A Hint of History

Do you think you know English? Well, can you read this?

Hwæt! We Gardena         in geardagum,
þeodcyninga,         þrym gefrunon,
hu ða æþelingas         ellen fremedon.
Oft Scyld Scefing         sceaþena þreatum,
monegum mægþum,         meodosetla ofteah,
egsode eorlas.         Syððan ærest wearð
feasceaft funden,         he þæs frofre gebad,
weox under wolcnum,         weorðmyndum þah,
oðþæt him æghwylc         þara ymbsittendra
ofer hronrade         hyran scolde,
gomban gyldan.

If I told you this was English, would you believe me? Well, it is! 
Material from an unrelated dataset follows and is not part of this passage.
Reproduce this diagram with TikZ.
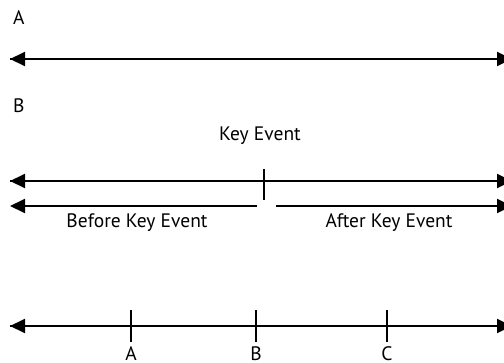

This text is an excerpt from Beowulf, a classic Old English text, written around A.D. 1000. Old English, however, was “born” much earlier than that. When 3 Germanic tribes—the Angles, the Saxons, and the Jutes—came to Britain in A.D. 449, their 3 dialects formed what we now call Old English. The Anglo-Saxons have a rich history of warriors, epic battles, and triumph. Many stories were passed down by word of mouth rather than by writing. Beowulf is great example—and a rare story that was written down—of the type of poetry that was alive in that day.

Old English was spoken among the Anglo-Saxons until the Normans invaded Britain in A.D. 1066. After this time, English changed from a primarily German-based language to a language full of French and Scandinavian words. English was a very flexible language, borrowing words from different languages wherever it was spoken. Have you ever wondered why English has so many words from different languages?

English changed rapidly from the first time it was spoken until the late 1400s. When the printing press was invented by Gutenberg, the changes in English slowed down. Writers like Shakespeare were able to preserve their work—and the English language—when they could print what they wrote.

Today, English is spreading across the world. It has become a global language used for trade, business, science, technology, and education. English has come a long way from the time of Beowulf and is one of the most popular languages to study in the world.